▸ **Set exercise**: Return the listing below verbatim. Pictures do not belong in the copy.

□ □ □ □

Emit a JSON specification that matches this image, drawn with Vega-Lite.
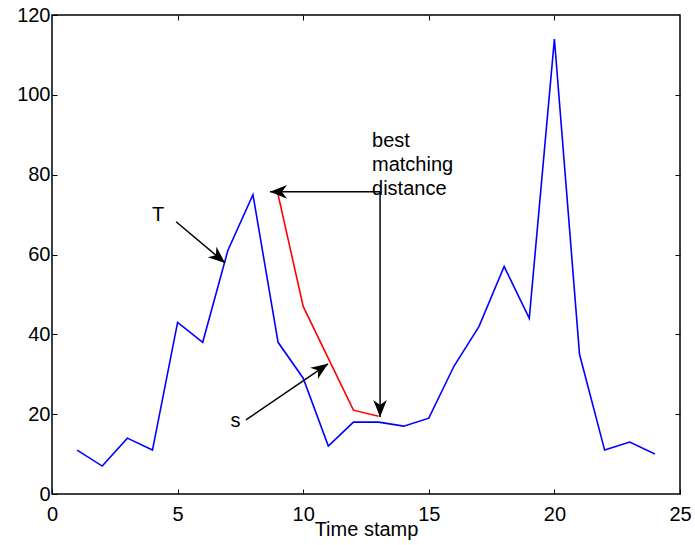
{
  "$schema": "https://vega.github.io/schema/vega-lite/v6.json",
  "width": 628,
  "height": 479,
  "autosize": {"type": "none"},
  "padding": {"left": 52, "top": 15, "right": 15, "bottom": 51},
  "background": "white",
  "config": {
    "view": {"stroke": "black", "strokeWidth": 1.5},
    "font": "Liberation Sans",
    "axis": {
      "grid": false,
      "domain": false,
      "tickColor": "black",
      "tickWidth": 1,
      "tickSize": -5,
      "labelColor": "black",
      "labelFont": "Liberation Sans",
      "labelFontSize": 20,
      "labelFlush": false,
      "labelOverlap": false,
      "titleColor": "black",
      "titleFont": "Liberation Sans",
      "titleFontSize": 20,
      "titleFontWeight": "normal"
    }
  },
  "datasets": {
    "T": [
      {"t": 1, "v": 11}, {"t": 2, "v": 7}, {"t": 3, "v": 14}, {"t": 4, "v": 11},
      {"t": 5, "v": 43}, {"t": 6, "v": 38}, {"t": 7, "v": 61}, {"t": 8, "v": 75},
      {"t": 9, "v": 38}, {"t": 10, "v": 29}, {"t": 11, "v": 12}, {"t": 12, "v": 18},
      {"t": 13, "v": 18}, {"t": 14, "v": 17}, {"t": 15, "v": 19}, {"t": 16, "v": 32},
      {"t": 17, "v": 42}, {"t": 18, "v": 57}, {"t": 19, "v": 44}, {"t": 20, "v": 114},
      {"t": 21, "v": 35}, {"t": 22, "v": 11}, {"t": 23, "v": 13}, {"t": 24, "v": 10}
    ],
    "s": [
      {"t": 9, "v": 75}, {"t": 10, "v": 47}, {"t": 11, "v": 34}, {"t": 12, "v": 21}, {"t": 13, "v": 19.5}
    ],
    "arrows": [
      {"name": "T", "x": 4.94, "y": 68.2, "x2": 6.89, "y2": 57.9},
      {"name": "s", "x": 7.72, "y": 18.55, "x2": 10.99, "y2": 32.6},
      {"name": "h", "x": 13.06, "y": 75.7, "x2": 8.68, "y2": 75.7},
      {"name": "v", "x": 13.06, "y": 75.7, "x2": 13.06, "y2": 19.3}
    ],
    "labels": [
      {"x": 4.22, "y": 69.9, "text": "T"},
      {"x": 7.3, "y": 18.2, "text": "s"}
    ],
    "note": [
      {"x": 12.74, "y": 86.97, "text": "best"},
      {"x": 12.74, "y": 80.95, "text": "matching"},
      {"x": 12.74, "y": 74.94, "text": "distance"}
    ]
  },
  "resolve": {"axis": {"x": "independent", "y": "independent"}},
  "layer": [
    {
      "data": {"name": "T"},
      "mark": {"type": "line", "color": "#0000ff", "strokeWidth": 1.6},
      "encoding": {
        "x": {"field": "t", "type": "quantitative", "scale": {"domain": [0, 25], "nice": false},
              "axis": {"orient": "bottom", "values": [0, 5, 10, 15, 20, 25], "title": "Time stamp", "labelPadding": 15, "titleY": 41, "titleBaseline": "alphabetic"}},
        "y": {"field": "v", "type": "quantitative", "scale": {"domain": [0, 120], "nice": false},
              "axis": {"orient": "left", "values": [0, 20, 40, 60, 80, 100, 120], "title": null, "labelPadding": 7}}
      }
    },
    {
      "data": {"name": "s"},
      "mark": {"type": "line", "color": "#ff0000", "strokeWidth": 1.6},
      "encoding": {
        "x": {"field": "t", "type": "quantitative",
              "axis": {"orient": "top", "values": [5, 10, 15, 20], "labels": false, "title": null}},
        "y": {"field": "v", "type": "quantitative",
              "axis": {"orient": "right", "values": [20, 40, 60, 80, 100], "labels": false, "title": null}}
      }
    },
    {
      "data": {"name": "arrows"},
      "mark": {"type": "rule", "color": "black", "strokeWidth": 1.5},
      "encoding": {
        "x": {"field": "x", "type": "quantitative", "axis": null},
        "y": {"field": "y", "type": "quantitative", "axis": null},
        "x2": {"field": "x2"},
        "y2": {"field": "y2"}
      }
    },
    {
      "data": {"name": "arrows"},
      "transform": [{"filter": "datum.name === 'T'"}],
      "mark": {"type": "point", "shape": "M0,0L0.8,2L0,1.4L-0.8,2Z", "filled": true, "color": "black", "opacity": 1, "size": 289, "angle": 129.9},
      "encoding": {
        "x": {"field": "x2", "type": "quantitative", "axis": null},
        "y": {"field": "y2", "type": "quantitative", "axis": null}
      }
    },
    {
      "data": {"name": "arrows"},
      "transform": [{"filter": "datum.name === 's'"}],
      "mark": {"type": "point", "shape": "M0,0L0.8,2L0,1.4L-0.8,2Z", "filled": true, "color": "black", "opacity": 1, "size": 289, "angle": 55.7},
      "encoding": {
        "x": {"field": "x2", "type": "quantitative", "axis": null},
        "y": {"field": "y2", "type": "quantitative", "axis": null}
      }
    },
    {
      "data": {"name": "arrows"},
      "transform": [{"filter": "datum.name === 'h'"}],
      "mark": {"type": "point", "shape": "M0,0L0.8,2L0,1.4L-0.8,2Z", "filled": true, "color": "black", "opacity": 1, "size": 289, "angle": 270},
      "encoding": {
        "x": {"field": "x2", "type": "quantitative", "axis": null},
        "y": {"field": "y2", "type": "quantitative", "axis": null}
      }
    },
    {
      "data": {"name": "arrows"},
      "transform": [{"filter": "datum.name === 'v'"}],
      "mark": {"type": "point", "shape": "M0,0L0.8,2L0,1.4L-0.8,2Z", "filled": true, "color": "black", "opacity": 1, "size": 289, "angle": 180},
      "encoding": {
        "x": {"field": "x2", "type": "quantitative", "axis": null},
        "y": {"field": "y2", "type": "quantitative", "axis": null}
      }
    },
    {
      "data": {"name": "labels"},
      "mark": {"type": "text", "font": "Liberation Sans", "fontSize": 20, "color": "black", "align": "center", "baseline": "middle"},
      "encoding": {
        "x": {"field": "x", "type": "quantitative", "axis": null},
        "y": {"field": "y", "type": "quantitative", "axis": null},
        "text": {"field": "text"}
      }
    },
    {
      "data": {"name": "note"},
      "mark": {"type": "text", "font": "Liberation Sans", "fontSize": 20, "color": "black", "align": "left", "baseline": "alphabetic"},
      "encoding": {
        "x": {"field": "x", "type": "quantitative", "axis": null},
        "y": {"field": "y", "type": "quantitative", "axis": null},
        "text": {"field": "text"}
      }
    }
  ]
}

□ □ □ □

▸ **Correct answer**:
Emit a JSON specification that matches this image, drawn with Vega-Lite.
{
  "$schema": "https://vega.github.io/schema/vega-lite/v6.json",
  "width": 628,
  "height": 479,
  "autosize": {"type": "none"},
  "padding": {"left": 52, "top": 15, "right": 15, "bottom": 51},
  "background": "white",
  "config": {
    "view": {"stroke": "black", "strokeWidth": 1.5},
    "font": "Liberation Sans",
    "axis": {
      "grid": false,
      "domain": false,
      "tickColor": "black",
      "tickWidth": 1,
      "tickSize": -5,
      "labelColor": "black",
      "labelFont": "Liberation Sans",
      "labelFontSize": 20,
      "labelFlush": false,
      "labelOverlap": false,
      "titleColor": "black",
      "titleFont": "Liberation Sans",
      "titleFontSize": 20,
      "titleFontWeight": "normal"
    }
  },
  "datasets": {
    "T": [
      {"t": 1, "v": 11}, {"t": 2, "v": 7}, {"t": 3, "v": 14}, {"t": 4, "v": 11},
      {"t": 5, "v": 43}, {"t": 6, "v": 38}, {"t": 7, "v": 61}, {"t": 8, "v": 75},
      {"t": 9, "v": 38}, {"t": 10, "v": 29}, {"t": 11, "v": 12}, {"t": 12, "v": 18},
      {"t": 13, "v": 18}, {"t": 14, "v": 17}, {"t": 15, "v": 19}, {"t": 16, "v": 32},
      {"t": 17, "v": 42}, {"t": 18, "v": 57}, {"t": 19, "v": 44}, {"t": 20, "v": 114},
      {"t": 21, "v": 35}, {"t": 22, "v": 11}, {"t": 23, "v": 13}, {"t": 24, "v": 10}
    ],
    "s": [
      {"t": 9, "v": 75}, {"t": 10, "v": 47}, {"t": 11, "v": 34}, {"t": 12, "v": 21}, {"t": 13, "v": 19.5}
    ],
    "arrows": [
      {"name": "T", "x": 4.94, "y": 68.2, "x2": 6.89, "y2": 57.9},
      {"name": "s", "x": 7.72, "y": 18.55, "x2": 10.99, "y2": 32.6},
      {"name": "h", "x": 13.06, "y": 75.7, "x2": 8.68, "y2": 75.7},
      {"name": "v", "x": 13.06, "y": 75.7, "x2": 13.06, "y2": 19.3}
    ],
    "labels": [
      {"x": 4.22, "y": 69.9, "text": "T"},
      {"x": 7.3, "y": 18.2, "text": "s"}
    ],
    "note": [
      {"x": 12.74, "y": 86.97, "text": "best"},
      {"x": 12.74, "y": 80.95, "text": "matching"},
      {"x": 12.74, "y": 74.94, "text": "distance"}
    ]
  },
  "resolve": {"axis": {"x": "independent", "y": "independent"}},
  "layer": [
    {
      "data": {"name": "T"},
      "mark": {"type": "line", "color": "#0000ff", "strokeWidth": 1.6},
      "encoding": {
        "x": {"field": "t", "type": "quantitative", "scale": {"domain": [0, 25], "nice": false},
              "axis": {"orient": "bottom", "values": [0, 5, 10, 15, 20, 25], "title": "Time stamp", "labelPadding": 15, "titleY": 41, "titleBaseline": "alphabetic"}},
        "y": {"field": "v", "type": "quantitative", "scale": {"domain": [0, 120], "nice": false},
              "axis": {"orient": "left", "values": [0, 20, 40, 60, 80, 100, 120], "title": null, "labelPadding": 7}}
      }
    },
    {
      "data": {"name": "s"},
      "mark": {"type": "line", "color": "#ff0000", "strokeWidth": 1.6},
      "encoding": {
        "x": {"field": "t", "type": "quantitative",
              "axis": {"orient": "top", "values": [5, 10, 15, 20], "labels": false, "title": null}},
        "y": {"field": "v", "type": "quantitative",
              "axis": {"orient": "right", "values": [20, 40, 60, 80, 100], "labels": false, "title": null}}
      }
    },
    {
      "data": {"name": "arrows"},
      "mark": {"type": "rule", "color": "black", "strokeWidth": 1.5},
      "encoding": {
        "x": {"field": "x", "type": "quantitative", "axis": null},
        "y": {"field": "y", "type": "quantitative", "axis": null},
        "x2": {"field": "x2"},
        "y2": {"field": "y2"}
      }
    },
    {
      "data": {"name": "arrows"},
      "transform": [{"filter": "datum.name === 'T'"}],
      "mark": {"type": "point", "shape": "M0,0L0.8,2L0,1.4L-0.8,2Z", "filled": true, "color": "black", "opacity": 1, "size": 289, "angle": 129.9},
      "encoding": {
        "x": {"field": "x2", "type": "quantitative", "axis": null},
        "y": {"field": "y2", "type": "quantitative", "axis": null}
      }
    },
    {
      "data": {"name": "arrows"},
      "transform": [{"filter": "datum.name === 's'"}],
      "mark": {"type": "point", "shape": "M0,0L0.8,2L0,1.4L-0.8,2Z", "filled": true, "color": "black", "opacity": 1, "size": 289, "angle": 55.7},
      "encoding": {
        "x": {"field": "x2", "type": "quantitative", "axis": null},
        "y": {"field": "y2", "type": "quantitative", "axis": null}
      }
    },
    {
      "data": {"name": "arrows"},
      "transform": [{"filter": "datum.name === 'h'"}],
      "mark": {"type": "point", "shape": "M0,0L0.8,2L0,1.4L-0.8,2Z", "filled": true, "color": "black", "opacity": 1, "size": 289, "angle": 270},
      "encoding": {
        "x": {"field": "x2", "type": "quantitative", "axis": null},
        "y": {"field": "y2", "type": "quantitative", "axis": null}
      }
    },
    {
      "data": {"name": "arrows"},
      "transform": [{"filter": "datum.name === 'v'"}],
      "mark": {"type": "point", "shape": "M0,0L0.8,2L0,1.4L-0.8,2Z", "filled": true, "color": "black", "opacity": 1, "size": 289, "angle": 180},
      "encoding": {
        "x": {"field": "x2", "type": "quantitative", "axis": null},
        "y": {"field": "y2", "type": "quantitative", "axis": null}
      }
    },
    {
      "data": {"name": "labels"},
      "mark": {"type": "text", "font": "Liberation Sans", "fontSize": 20, "color": "black", "align": "center", "baseline": "middle"},
      "encoding": {
        "x": {"field": "x", "type": "quantitative", "axis": null},
        "y": {"field": "y", "type": "quantitative", "axis": null},
        "text": {"field": "text"}
      }
    },
    {
      "data": {"name": "note"},
      "mark": {"type": "text", "font": "Liberation Sans", "fontSize": 20, "color": "black", "align": "left", "baseline": "alphabetic"},
      "encoding": {
        "x": {"field": "x", "type": "quantitative", "axis": null},
        "y": {"field": "y", "type": "quantitative", "axis": null},
        "text": {"field": "text"}
      }
    }
  ]
}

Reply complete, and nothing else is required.